La fede cristiana si pone in modo ancora più netto su questa doppia valenza, a partire dalla stessa persona del Cristo, dove da un lato c’è la cura dei malati e la raccomandazione di pregare per la loro salute e guarigione, mentre sull’altro versante, vi è un’accettazione totale della finitezza dell’uomo fino all’esperienza della morte, in un processo che può trasformare il dolore in offerta di amore. Tutto questo rende per molti, soprattutto giovani oggi, il cristianesimo una religione da perdenti, per persone rassegnate o sottomesse. Sappiamo al contrario che il cristianesimo presenta con verità la croce come unità di misura della lotta che è comunque davvero presente nella natura e nella vita, proponendo alla sola reazione oppositiva anche un atteggiamento di crescita attraverso gesti di sollecitudine reciproca per sollevare l’infermità degli altri. In tal senso la carità cristiana è stata anche storicamente capace di attivare ospedali e forme di servizio inedite, laddove l’uomo viene privato della pienezza della forma fisica e della salute.
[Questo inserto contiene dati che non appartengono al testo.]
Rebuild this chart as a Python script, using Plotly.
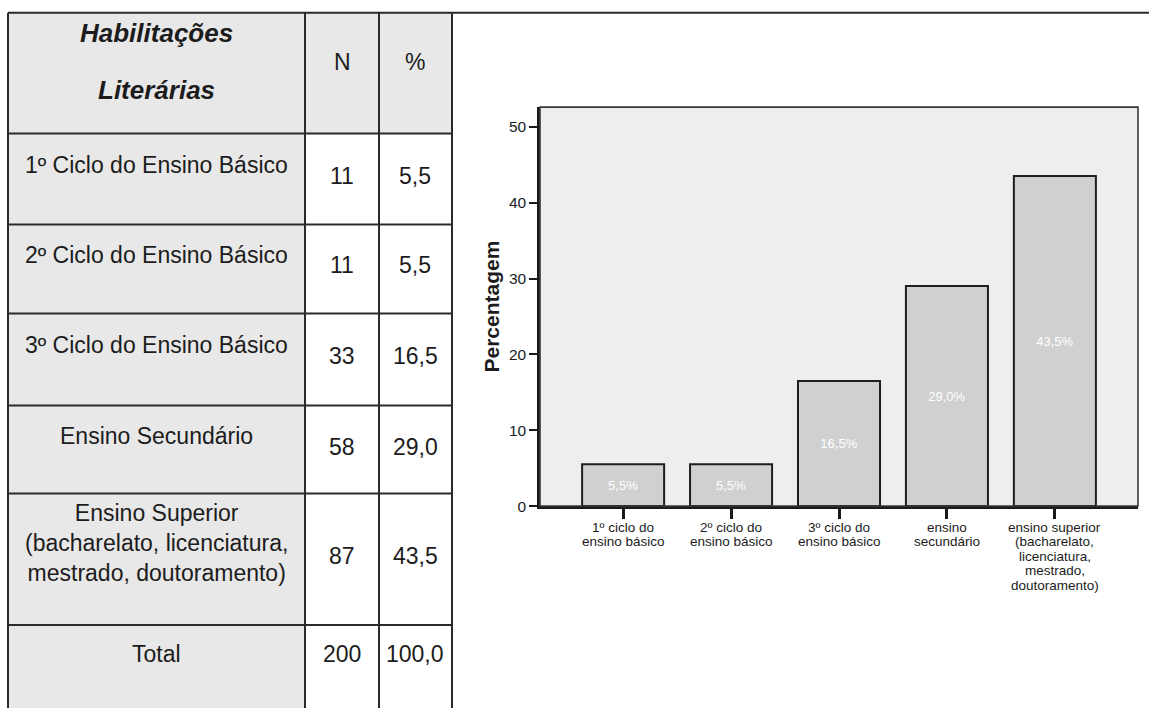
import plotly.graph_objects as go

W, H = 1149, 715

# ---- chart data ----
categorias = [
    "1º ciclo do<br>ensino básico",
    "2º ciclo do<br>ensino básico",
    "3º ciclo do<br>ensino básico",
    "ensino<br>secundário",
    "ensino superior<br>(bacharelato,<br>licenciatura,<br>mestrado,<br>doutoramento)",
]
percentagens = [5.5, 5.5, 16.5, 29.0, 43.5]
rotulos_barras = [f"{v:.1f}%".replace(".", ",") for v in percentagens]
y_ticks = [0, 10, 20, 30, 40, 50]

# ---- table data ----
cabecalho = ["Habilitações", "Literárias"]
colunas = ["N", "%"]
habilitacoes = [
    "1º Ciclo do Ensino Básico",
    "2º Ciclo do Ensino Básico",
    "3º Ciclo do Ensino Básico",
    "Ensino Secundário",
    "Ensino Superior<br>(bacharelato, licenciatura,<br>mestrado, doutoramento)",
]
n_inquiridos = [11, 11, 33, 58, 87]
pct_tabela = [5.5, 5.5, 16.5, 29.0, 43.5]
total_rotulo = "Total"
total_n = 200
total_pct = 100.0

FONT = "Liberation Sans, Arial, Helvetica, sans-serif"
INK = "#1c1c1c"
CELL_GREY = "#e8e8e8"


def px(x):
    return x / W


def py(y):
    return 1 - y / H


# table geometry (pixels)
col_x = [8, 305, 379, 452]
row_y = [13, 135, 227, 317, 410, 499, 632, 716]
label_y = [167, 258, 349, 441, 549, 661]
num_y = [178, 268, 360, 452, 562, 661]

shapes = []
annotations = []


def rect(x0, y0, x1, y1, fill):
    shapes.append(dict(type="rect", xref="paper", yref="paper",
                       x0=px(x0), x1=px(x1), y0=py(y1), y1=py(y0),
                       fillcolor=fill, line=dict(width=0), layer="below"))


def line(x0, y0, x1, y1, w=2, c="#2a2a2a"):
    shapes.append(dict(type="line", xref="paper", yref="paper",
                       x0=px(x0), x1=px(x1), y0=py(y0), y1=py(y1),
                       line=dict(color=c, width=w)))


def text(x, y, s, size=23, bold=False, italic=False, xref="paper"):
    if bold:
        s = f"<b>{s}</b>"
    if italic:
        s = f"<i>{s}</i>"
    annotations.append(dict(xref=xref, yref="paper",
                            x=x if xref != "paper" else px(x), y=py(y),
                            text=s, showarrow=False, xanchor="center",
                            yanchor="middle", align="center",
                            font=dict(family=FONT, size=size, color=INK)))


# cell fills: label column and header are shaded, number cells white
rect(col_x[0], row_y[0], col_x[1], row_y[-1], CELL_GREY)
rect(col_x[1], row_y[0], col_x[3], row_y[1], CELL_GREY)

# grid lines
line(col_x[0], row_y[0], W, row_y[0])
for x in col_x:
    line(x, row_y[0], x, row_y[-1])
for y in row_y[1:-1]:
    line(col_x[0], y, col_x[3], y)

# header
cx_lab = (col_x[0] + col_x[1]) / 2
cx_n = (col_x[1] + col_x[2]) / 2
cx_p = (col_x[2] + col_x[3]) / 2
text(cx_lab, 33, cabecalho[0], size=26, bold=True, italic=True)
text(cx_lab, 91, cabecalho[1], size=26, bold=True, italic=True)
text(cx_n, 63, colunas[0], size=23)
text(cx_p, 63, colunas[1], size=23)

# body rows
rows_lab = habilitacoes + [total_rotulo]
rows_n = n_inquiridos + [total_n]
rows_p = pct_tabela + [total_pct]
for i in range(len(rows_lab)):
    text(cx_lab, label_y[i], rows_lab[i])
    text(cx_n, num_y[i], str(rows_n[i]))
    text(cx_p, num_y[i], f"{rows_p[i]:.1f}".replace(".", ","))

# ---- bar chart ----
plot_l, plot_r, plot_t, plot_b = 540, 1138, 108.3, 511.8

# category labels under the axis, one line at a time for tight leading
for cat in categorias:
    for j, part in enumerate(cat.split("<br>")):
        text(cat, 533 + 14.7 * j, part, size=13.5, xref="x")

# plot frame
shapes.append(dict(type="rect", xref="paper", yref="paper",
                   x0=px(plot_l), x1=px(plot_r), y0=py(plot_b), y1=py(plot_t),
                   line=dict(color="#3a3a3a", width=1.6), layer="above"))

fig = go.Figure(go.Bar(
    x=categorias,
    y=percentagens,
    width=0.76,
    marker=dict(color="#d0d0d0", line=dict(color="#1e1e1e", width=2)),
    text=rotulos_barras,
    textposition="inside",
    insidetextanchor="middle",
    textangle=0,
    textfont=dict(family=FONT, size=13, color="white"),
    hoverinfo="skip",
))

fig.update_layout(
    width=W, height=H,
    margin=dict(l=0, r=0, t=0, b=0),
    paper_bgcolor="white",
    plot_bgcolor="#eeeeee",
    showlegend=False,
    shapes=shapes,
    annotations=annotations,
    xaxis=dict(
        domain=[px(plot_l), px(plot_r)],
        type="category",
        range=[-0.77, 4.77],
        showline=True, linecolor="#1a1a1a", linewidth=2.5,
        ticks="outside", ticklen=10, tickwidth=2.5, tickcolor="#1a1a1a",
        showticklabels=False,
        showgrid=False, zeroline=False, fixedrange=True,
    ),
    yaxis=dict(
        domain=[py(plot_b), py(plot_t)],
        range=[0, 52.6],
        tickvals=y_ticks,
        showline=True, linecolor="#1a1a1a", linewidth=2.5,
        ticks="outside", ticklen=8, tickwidth=1.5, tickcolor="#1a1a1a",
        tickfont=dict(family=FONT, size=15.5, color=INK),
        showgrid=False, zeroline=False, fixedrange=True,
        title=dict(text="<b>Percentagem</b>", standoff=4,
                   font=dict(family=FONT, size=21, color=INK)),
    ),
)

fig.write_html("out.html")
In sintesi, potremmo dire che, nell’esperienza dell’avvicinamento alla malattia, la salute del corpo viene accresciuta da una nuova forma di salute dell’anima, la dimensione dell’amore, forza assoluta stimolata dalla lotta e orientata sempre più verso la sollecitudine e la carità nei confronti dei malati.

Il “Christus patiens” (il Cristo paziente della croce) è tanto icona di infermità e di impotenza estrema, quanto di amore supremo che guarisce con la potenza di Dio, immedesimandosi nel dolore dell’uomo.